JiahuiYu / slimmable_networks

Slimmable Networks, AutoSlim, and Beyond, ICLR 2019, and ICCV 2019
Other
911 stars 131 forks source link

How to collect post statistics of BN #10

Closed VectorYoung closed 5 years ago

VectorYoung commented 5 years ago

Hi Jiahui, I was trying to reproduce the USNet, but I encountered some issues in computing post BN statistics. After traning(actually I use your released model), I first randomly assign a width, then model.apply(width). Then just like training, I use the model to do inference to collect BN statistics. But after that, the USBN.running_mean and running_var are still empty. Basically, I follow the procedures here. I have set the model.train() and track_running_stats=True. Can you help me with that? Thanks.

JiahuiYu commented 5 years ago

Hi @VectorYoung ,

Thanks for your interest. For PyTorch I do following:

  1. reset bn statistics
  2. put model in training mode
  3. sample training images and forward for several times
  4. do inference

If your running_mean and running_var are empty, I guess you have met an implementation bug.

VectorYoung commented 5 years ago

Hi Jiahui, Thanks for your reply. I am trying to implement the USNet based on your released codes. So in your codes the forward function of USBatchNorm is y = nn.functional.batch_norm( input, self.running_mean, self.running_var, weight[:c], bias[:c], self.training, self.momentum, self.eps) I just follow the way you do forward. So If I set the model to training mode, and USBatchNorm's track_running_stats = True, I am expecting it will update the self.running_mean and running_var. But it doesn't. Can you give me some ideas where went wrong? I am new to pytorch so please forgive my naive questions.

JiahuiYu commented 5 years ago

@VectorYoung

If you set some random width in USNet, then the forward should go into this, right? https://github.com/JiahuiYu/slimmable_networks/blob/85d14e882faae06747363642f81bee429348a089/models/slimmable_ops.py#L179-L189

VectorYoung commented 5 years ago

Hi @JiahuiYu If I set a random width which is not in FLAGS.width_mult_list, I think it should go to the 'else' segment, and that should be the case when I want to do inference for arbitrary widths, right?. Thanks.

JiahuiYu commented 5 years ago

@VectorYoung In this case, you need to put your desired width into FLAGS.width_mult_list in config.

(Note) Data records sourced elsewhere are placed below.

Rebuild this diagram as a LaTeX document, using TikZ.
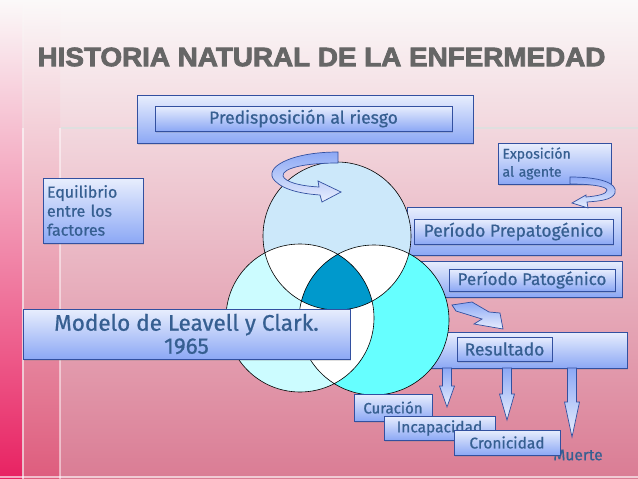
\documentclass[tikz,border=0pt]{standalone}
\usepackage{fontspec}
\setmainfont{Fira Sans}
\newfontfamily\lblfont[FakeBold=0.7]{Fira Sans}
\newfontfamily\titlefont[FakeBold=3]{Liberation Sans}
\usetikzlibrary{shadows}

\definecolor{bgtop}{RGB}{251,249,249}
\definecolor{bgmid}{RGB}{237,206,209}
\definecolor{bgbot}{RGB}{218,124,148}
\definecolor{stripmid}{RGB}{238,170,180}
\definecolor{stripbot}{RGB}{222,92,125}
\definecolor{edgemid}{RGB}{240,150,170}
\definecolor{edgebot}{RGB}{232,34,98}
\definecolor{boxline}{RGB}{50,80,160}
\definecolor{boxtop}{RGB}{232,238,253}
\definecolor{boxbot}{RGB}{140,168,245}
\definecolor{txtblue}{RGB}{54,95,145}
\definecolor{titlegray}{RGB}{102,102,102}
\definecolor{topcirc}{RGB}{204,232,250}
\definecolor{leftcirc}{RGB}{204,252,255}
\definecolor{rightcirc}{RGB}{102,255,255}
\definecolor{venndark}{RGB}{0,153,204}

\begin{document}
\begin{tikzpicture}[x=1pt, y=-1pt,
    every node/.style={text=txtblue},
    box/.style={draw=boxline, line width=0.8pt, rectangle, inner sep=0pt,
        top color=boxtop, bottom color=boxbot,
        drop shadow={opacity=0.25, shadow xshift=1pt, shadow yshift=-1.5pt}},
    blkarr/.style={draw=boxline, line width=0.7pt, top color=boxbot, bottom color=boxtop}]
    \useasboundingbox (0,0) rectangle (638,479);
    % background
    \shade[top color=bgtop, middle color=bgmid, bottom color=bgbot] (0,0) rectangle (638,479);
    \shade[top color=bgtop, middle color=stripmid, bottom color=stripbot] (24,0) rectangle (60,479);
    \shade[top color=bgtop, middle color=edgemid, bottom color=edgebot] (0,0) rectangle (22,479);
    \draw[white, opacity=0.5, line width=2pt] (23,128) -- (23,479);
    \draw[white, opacity=0.5, line width=2pt] (60,128) -- (60,479);
    \draw[gray!25, line width=1.5pt] (61,128) -- (638,128);
    \draw[white, opacity=0.6, line width=1.5pt] (0,477) -- (638,477);

    % title
    \node[text=titlegray, font=\titlefont\fontsize{26.5}{30}\selectfont\bfseries] (title) at (321.5,57)
        {\scalebox{1.05}[1]{HISTORIA NATURAL DE LA ENFERMEDAD}};

    % boxes behind the circles
    \node[box, minimum width=336pt, minimum height=48pt] (predOut) at (305,119) {};
    \node[box, minimum width=297pt, minimum height=25pt, font=\lblfont\fontsize{17.5}{20}\selectfont] (pred) at (303.5,118.5) {Predisposición al riesgo};
    \node[box, minimum width=214pt, minimum height=48pt] (prepOut) at (514,231) {};
    \node[box, minimum width=202pt, minimum height=36pt] (patOut) at (521,279) {};
    \node[box, minimum width=227pt, minimum height=36pt] (resOut) at (513.5,350) {};

    % venn
    \coordinate (ct) at (337,236);
    \coordinate (cl) at (300,318);
    \coordinate (cr) at (374,320);
    \fill[topcirc] (ct) circle (74);
    \fill[leftcirc] (cl) circle (74);
    \fill[rightcirc] (cr) circle (75);
    \begin{scope}
        \clip (ct) circle (74);
        \fill[white] (cl) circle (74);
        \fill[white] (cr) circle (75);
    \end{scope}
    \begin{scope}
        \clip (cl) circle (74);
        \fill[white] (cr) circle (75);
    \end{scope}
    \begin{scope}
        \clip (ct) circle (74);
        \clip (cl) circle (74);
        \fill[venndark] (cr) circle (75);
    \end{scope}
    \draw[line width=0.6pt] (ct) circle (74) (cl) circle (74) (cr) circle (75);

    % curved arrows
    \draw[blkarr] (338,152) .. controls (290,152) and (262,168) .. (275,181)
        .. controls (285,191) and (305,194) .. (320,195) -- (322,202) -- (341,192) -- (318,181) -- (319,187)
        .. controls (300,186) and (285,182) .. (283,176) .. controls (282,168) and (305,163) .. (338,163) -- cycle;

    % text boxes
    \node[box, minimum width=100pt, minimum height=65pt, text width=92pt, align=left,
        font=\lblfont\fontsize{16}{19}\selectfont] (equi) at (93,210.5) {Equilibrio\\entre los\\factores};
    \node[box, minimum width=113pt, minimum height=41pt, text width=104pt, align=left,
        font=\lblfont\fontsize{14}{18}\selectfont] (expo) at (554.5,163.5) {Exposición\\al agente};
    \draw[blkarr] (570,177) .. controls (600,177) and (618,183) .. (615,193)
        .. controls (612,200) and (600,201) .. (587,202) -- (588,208) -- (572,203) -- (586,195) -- (586,197)
        .. controls (598,196) and (607,194) .. (607,190) .. controls (606,186) and (590,184) .. (570,184) -- cycle;
    \node[box, minimum width=199pt, minimum height=25pt, font=\lblfont\fontsize{17.5}{20}\selectfont] (prep) at (513.5,231.5) {Período Prepatogénico};
    \node[box, minimum width=166pt, minimum height=22pt, font=\lblfont\fontsize{17}{20}\selectfont] (pat) at (532,280) {Período Patogénico};
    \draw[blkarr] (452,305) -- (472,302) -- (489,312) -- (500,313) -- (503,329) -- (474,324) -- (482,319) -- (456,311) -- cycle;
    \node[box, minimum width=95pt, minimum height=24pt, font=\lblfont\fontsize{17.5}{20}\selectfont] (res) at (504.5,349) {Resultado};
    \node[box, minimum width=327pt, minimum height=50pt, align=center,
        font=\lblfont\fontsize{22.5}{23}\selectfont] (modelo) at (186.5,334) {Modelo de Leavell y Clark.\\1965};

    % outcome arrows
    \foreach \ax/\ay/\hl in {447/407/21, 507/420/26, 572/437/35} {
        \draw[blkarr] (\ax-4.5,368) -- (\ax+4.5,368) -- (\ax+4.5,\ay-\hl) -- (\ax+7.5,\ay-\hl)
            -- (\ax,\ay) -- (\ax-7.5,\ay-\hl) -- (\ax-4.5,\ay-\hl) -- cycle;
    }

    % outcomes
    \node[box, minimum width=78pt, minimum height=27pt, font=\lblfont\fontsize{15}{18}\selectfont] (cura) at (393,407.5) {Curación};
    \node[box, minimum width=111pt, minimum height=24pt, font=\lblfont\fontsize{15.5}{18}\selectfont] (inca) at (439.5,428) {Incapacidad};
    \node[font=\lblfont\fontsize{15.5}{18}\selectfont] (muerte) at (578,455) {Muerte};
    \node[box, minimum width=106pt, minimum height=25pt, font=\lblfont\fontsize{15.5}{18}\selectfont] (cron) at (507,442.5) {Cronicidad};
\end{tikzpicture}
\end{document}
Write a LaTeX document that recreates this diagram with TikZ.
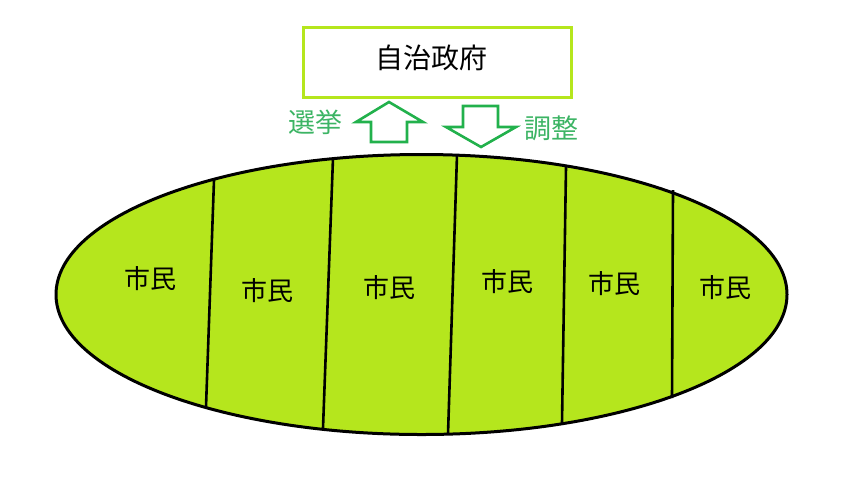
\documentclass[tikz,border=0pt]{standalone}
\usepackage{fontspec}
\setmainfont{Noto Sans CJK JP}
\usetikzlibrary{shapes.geometric}
\definecolor{lime}{RGB}{181,230,29}
\definecolor{arrowgreen}{RGB}{34,177,76}
\definecolor{labelgreen}{RGB}{60,180,100}
\begin{document}
\begin{tikzpicture}[x=1pt,y=-1pt,
  govbox/.style={draw=lime,line width=3pt,minimum width=268pt,minimum height=70pt,inner sep=0pt},
  govtext/.style={font=\fontsize{28}{30}\selectfont,inner sep=0pt},
  bigarrow/.style={draw=arrowgreen,line width=2.6pt,line join=miter},
  sidelabel/.style={text=labelgreen,font=\fontsize{27}{30}\selectfont,inner sep=0pt},
  citizen/.style={font=\fontsize{26}{30}\selectfont,inner sep=0pt},
  divider/.style={draw=black,line width=2.6pt},
  city/.style={ellipse,draw=black,fill=lime,line width=3pt,minimum width=731pt,minimum height=280pt,inner sep=0pt}]
\useasboundingbox (0,0) rectangle (850,488);
% government box
\node[govbox] (gov) at (437.5,62.5) {};
\node[govtext] (govlabel) at (431,58) {自治政府};
% citizens ellipse
\node[city] (cityE) at (421.5,294.5) {};
% dividers
\coordinate (d1t) at (214,180); \coordinate (d1b) at (206,407);
\coordinate (d2t) at (333,158); \coordinate (d2b) at (323,428);
\coordinate (d3t) at (457,155); \coordinate (d3b) at (448,434);
\coordinate (d4t) at (566,167); \coordinate (d4b) at (562,423);
\coordinate (d5t) at (673,190); \coordinate (d5b) at (672,398);
\draw[divider] (d1t) -- (d1b);
\draw[divider] (d2t) -- (d2b);
\draw[divider] (d3t) -- (d3b);
\draw[divider] (d4t) -- (d4b);
\draw[divider] (d5t) -- (d5b);
% citizen labels
\node[citizen] (c1) at (150,279) {市民};
\node[citizen] (c2) at (267,291) {市民};
\node[citizen] (c3) at (389,288) {市民};
\node[citizen] (c4) at (507,282) {市民};
\node[citizen] (c5) at (614,284) {市民};
\node[citizen] (c6) at (725,288) {市民};
% arrows
\draw[bigarrow] (389,102) -- (423,122) -- (407,122) -- (407,142) -- (371,142) -- (371,122) -- (356,122) -- cycle;
\draw[bigarrow] (463,106) -- (498,106) -- (498,127) -- (516,127) -- (481,147) -- (446,127) -- (463,127) -- cycle;
% arrow labels
\node[sidelabel] (elect) at (315,122) {選挙};
\node[sidelabel] (adjust) at (551,128) {調整};
\end{tikzpicture}
\end{document}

VectorYoung commented 5 years ago

Hi @JiahuiYu

Thanks for your help. I kind of figuring out. Just another simple question, I try to set momentum=none to get the exact average(since you said it is better than moving average), but the nn.functional.batchnorm can not take momentum=Nonertype. So how do you achieve the exact average? Do you set the momentum=(t-1)/t for each batch(t stands for the batch index)?

JiahuiYu commented 5 years ago

14

semin-park commented 5 years ago

Hi @VectorYoung ,

Thanks for your interest. For PyTorch I do following:

  1. reset bn statistics
  2. put model in training mode
  3. sample training images and forward for several times
  4. do inference

If your running_mean and running_var are empty, I guess you have met an implementation bug.

Hi, I have a small clarification question regarding this.

In number 3, by "sample training images and forward" do you mean that I should repeat this multiple times for random widths?

Also, in your apps/<...>.yml files, you have width_mult_list defined as something like this:

width_mult_list: [0.25, 0.275, 0.3, 0.325, 0.35, 0.375, 0.4, 0.425, 0.45, 0.475, 0.5, 0.525, 0.55, 0.575, 0.6, 0.625, 0.65, 0.675, 0.7, 0.725, 0.75, 0.775, 0.8, 0.825, 0.85, 0.875, 0.9, 0.925, 0.95, 0.975, 1.0]

By forwarding the model multiple times with random widths, is it assumed that correct running BN stats are accumulated for all of the widths defined in the list?